Deere’s net sales and revenue, which includes equipment sales and its financial services division earnings, also saw a healthy increase for the quarter, rising 15 percent to $7.984 billion. Net income for the quarter was $498 billion—a major turnaround from the $535 million the company lost during 1Q 2018.
Construction and forestry sales soared 31 percent over 1Q 2018, reaching $2.3 billion. The division brought in $229 million in operating profit, an increase of 616%.
Deere says the construction division’s sales were up primarily due to the inclusion of Wirtgen for the full year, versus the one month in the first quarter of 2018. Deere completed its $5.2 billion acquisition of Wirtgen in December 2017. Deere says Wirtgen brought in a profit of $14 million for the first quarter of 2019.

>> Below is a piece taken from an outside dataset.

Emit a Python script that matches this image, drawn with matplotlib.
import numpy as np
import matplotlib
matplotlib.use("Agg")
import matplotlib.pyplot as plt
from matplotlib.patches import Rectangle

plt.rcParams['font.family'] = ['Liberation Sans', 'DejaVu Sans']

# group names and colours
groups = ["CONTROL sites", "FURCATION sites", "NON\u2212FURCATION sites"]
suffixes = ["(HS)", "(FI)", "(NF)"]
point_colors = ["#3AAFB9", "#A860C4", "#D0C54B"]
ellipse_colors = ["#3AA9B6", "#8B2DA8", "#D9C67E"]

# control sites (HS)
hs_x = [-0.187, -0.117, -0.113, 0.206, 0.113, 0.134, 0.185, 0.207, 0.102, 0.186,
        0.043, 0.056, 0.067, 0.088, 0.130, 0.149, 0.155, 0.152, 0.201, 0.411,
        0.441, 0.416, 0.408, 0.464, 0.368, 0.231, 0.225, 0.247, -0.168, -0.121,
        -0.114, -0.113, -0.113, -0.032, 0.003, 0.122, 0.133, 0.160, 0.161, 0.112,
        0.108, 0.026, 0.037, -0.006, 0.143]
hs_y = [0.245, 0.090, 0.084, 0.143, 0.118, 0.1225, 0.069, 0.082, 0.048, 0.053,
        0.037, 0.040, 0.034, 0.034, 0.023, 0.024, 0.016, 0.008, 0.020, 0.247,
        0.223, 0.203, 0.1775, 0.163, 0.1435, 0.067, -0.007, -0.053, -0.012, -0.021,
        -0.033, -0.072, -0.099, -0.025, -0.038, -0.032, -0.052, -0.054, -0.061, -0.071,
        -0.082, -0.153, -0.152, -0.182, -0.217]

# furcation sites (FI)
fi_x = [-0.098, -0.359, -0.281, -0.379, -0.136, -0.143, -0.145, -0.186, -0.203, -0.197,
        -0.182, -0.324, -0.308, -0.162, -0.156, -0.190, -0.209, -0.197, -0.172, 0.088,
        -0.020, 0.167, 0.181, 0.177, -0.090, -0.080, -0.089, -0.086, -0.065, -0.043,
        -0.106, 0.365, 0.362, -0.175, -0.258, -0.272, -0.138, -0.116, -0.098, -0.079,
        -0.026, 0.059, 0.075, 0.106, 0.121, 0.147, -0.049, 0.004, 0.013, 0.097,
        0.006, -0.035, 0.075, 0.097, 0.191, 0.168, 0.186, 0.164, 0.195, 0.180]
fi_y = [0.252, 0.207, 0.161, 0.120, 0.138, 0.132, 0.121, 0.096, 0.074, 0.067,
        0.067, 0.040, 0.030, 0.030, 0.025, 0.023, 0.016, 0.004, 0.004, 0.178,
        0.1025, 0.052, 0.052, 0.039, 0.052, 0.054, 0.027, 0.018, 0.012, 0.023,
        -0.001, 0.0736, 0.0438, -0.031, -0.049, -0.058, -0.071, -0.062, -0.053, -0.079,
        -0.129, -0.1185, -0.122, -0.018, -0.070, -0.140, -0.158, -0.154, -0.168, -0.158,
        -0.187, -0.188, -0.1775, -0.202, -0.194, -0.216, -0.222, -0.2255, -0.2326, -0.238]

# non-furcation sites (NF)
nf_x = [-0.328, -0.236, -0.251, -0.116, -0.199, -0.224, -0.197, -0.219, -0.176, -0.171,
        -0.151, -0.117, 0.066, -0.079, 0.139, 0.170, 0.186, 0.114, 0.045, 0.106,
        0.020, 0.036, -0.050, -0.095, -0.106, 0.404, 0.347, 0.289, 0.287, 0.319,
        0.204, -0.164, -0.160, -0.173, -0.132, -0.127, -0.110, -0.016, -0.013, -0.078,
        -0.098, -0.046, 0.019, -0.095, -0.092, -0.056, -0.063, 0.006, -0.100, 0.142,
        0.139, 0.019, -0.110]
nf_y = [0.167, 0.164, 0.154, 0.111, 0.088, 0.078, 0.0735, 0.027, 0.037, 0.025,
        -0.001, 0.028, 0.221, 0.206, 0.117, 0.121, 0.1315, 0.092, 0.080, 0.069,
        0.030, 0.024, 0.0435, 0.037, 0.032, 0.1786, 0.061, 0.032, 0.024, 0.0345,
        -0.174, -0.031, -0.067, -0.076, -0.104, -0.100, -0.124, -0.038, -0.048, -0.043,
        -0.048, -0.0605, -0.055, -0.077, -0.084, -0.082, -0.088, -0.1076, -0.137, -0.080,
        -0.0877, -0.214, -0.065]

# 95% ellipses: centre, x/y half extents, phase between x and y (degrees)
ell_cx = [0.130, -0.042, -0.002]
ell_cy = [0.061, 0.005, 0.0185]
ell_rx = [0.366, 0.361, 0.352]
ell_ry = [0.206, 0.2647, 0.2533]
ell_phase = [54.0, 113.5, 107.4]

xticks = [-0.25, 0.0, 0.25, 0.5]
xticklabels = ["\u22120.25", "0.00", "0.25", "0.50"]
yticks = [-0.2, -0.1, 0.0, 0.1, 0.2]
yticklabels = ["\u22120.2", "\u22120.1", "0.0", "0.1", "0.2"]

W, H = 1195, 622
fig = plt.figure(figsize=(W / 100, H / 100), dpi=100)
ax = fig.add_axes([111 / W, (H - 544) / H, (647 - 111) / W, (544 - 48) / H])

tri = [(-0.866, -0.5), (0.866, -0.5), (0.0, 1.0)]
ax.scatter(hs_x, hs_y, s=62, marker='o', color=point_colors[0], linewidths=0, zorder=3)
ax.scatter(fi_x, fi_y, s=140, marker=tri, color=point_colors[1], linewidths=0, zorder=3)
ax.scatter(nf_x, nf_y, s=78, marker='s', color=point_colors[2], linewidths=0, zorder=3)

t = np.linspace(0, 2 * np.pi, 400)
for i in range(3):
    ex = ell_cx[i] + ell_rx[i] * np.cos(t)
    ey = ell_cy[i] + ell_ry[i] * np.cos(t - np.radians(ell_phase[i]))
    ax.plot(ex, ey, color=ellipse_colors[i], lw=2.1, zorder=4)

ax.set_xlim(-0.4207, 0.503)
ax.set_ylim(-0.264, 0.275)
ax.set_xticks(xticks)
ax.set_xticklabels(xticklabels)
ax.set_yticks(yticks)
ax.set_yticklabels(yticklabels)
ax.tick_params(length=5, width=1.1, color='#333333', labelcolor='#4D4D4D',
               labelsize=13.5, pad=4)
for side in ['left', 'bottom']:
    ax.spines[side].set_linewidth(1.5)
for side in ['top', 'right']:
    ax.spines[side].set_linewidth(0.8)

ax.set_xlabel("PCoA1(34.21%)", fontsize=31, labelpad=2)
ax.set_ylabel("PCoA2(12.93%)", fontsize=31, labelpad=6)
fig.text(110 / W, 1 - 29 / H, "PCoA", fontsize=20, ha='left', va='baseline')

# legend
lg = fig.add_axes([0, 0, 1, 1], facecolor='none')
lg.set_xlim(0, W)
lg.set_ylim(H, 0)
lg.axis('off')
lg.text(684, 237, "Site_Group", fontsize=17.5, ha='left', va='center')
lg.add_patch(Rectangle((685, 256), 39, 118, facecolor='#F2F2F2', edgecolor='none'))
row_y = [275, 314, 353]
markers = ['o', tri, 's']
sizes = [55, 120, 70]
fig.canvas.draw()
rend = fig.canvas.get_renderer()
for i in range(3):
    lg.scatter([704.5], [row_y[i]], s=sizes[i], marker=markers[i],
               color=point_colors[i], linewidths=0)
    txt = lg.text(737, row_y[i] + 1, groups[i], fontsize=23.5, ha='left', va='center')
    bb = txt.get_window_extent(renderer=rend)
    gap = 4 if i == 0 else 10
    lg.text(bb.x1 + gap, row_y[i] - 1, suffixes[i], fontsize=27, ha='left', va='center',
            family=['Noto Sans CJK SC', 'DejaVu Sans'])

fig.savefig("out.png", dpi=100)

Construction and forestry sales also increased due to higher shipment volumes. The company notes that its construction gains were partially offset by higher production costs and a less favorable product mix.
Agriculture and turf sales rose 10 percent to $4.7 billion, with operating profit falling 10 percent to $348 million.
Deere chairman and CEO Samuel Allen says that the quarter represents “solid progress” for the company—particularly the strong performance of the construction and forestry division—but notes that higher costs for “raw materials and logistics” as well as “customer concern over tariffs and trade policies” hurt the company’s results.
“These latter issues have weighed on market sentiment and caused farmers to become more cautious about making major purchases,” he says. “We believe cost pressures should abate as the year progresses and are hopeful we will soon have more clarity around trade issues. As a result, we remain cautiously optimistic about our prospects for the year ahead.”
Deere expects net sales and revenues to increase by 7 percent in 2019 to just below $40 billion.
“Despite unsettled conditions in some of our key markets, Deere expects to achieve strong financial results in 2019,” adds Allen. “This is a testament to the success of our actions to create a more flexible cost structure, expand our global customer base, and develop leadership in the latest precision technologies. Customers are responding with great enthusiasm to the advanced features and technology in our new products. We are confident Deere is well-positioned to achieve its financial goals and firmly believe the company remains on track for delivering solid operating performance and significant value to customers and investors in the future.”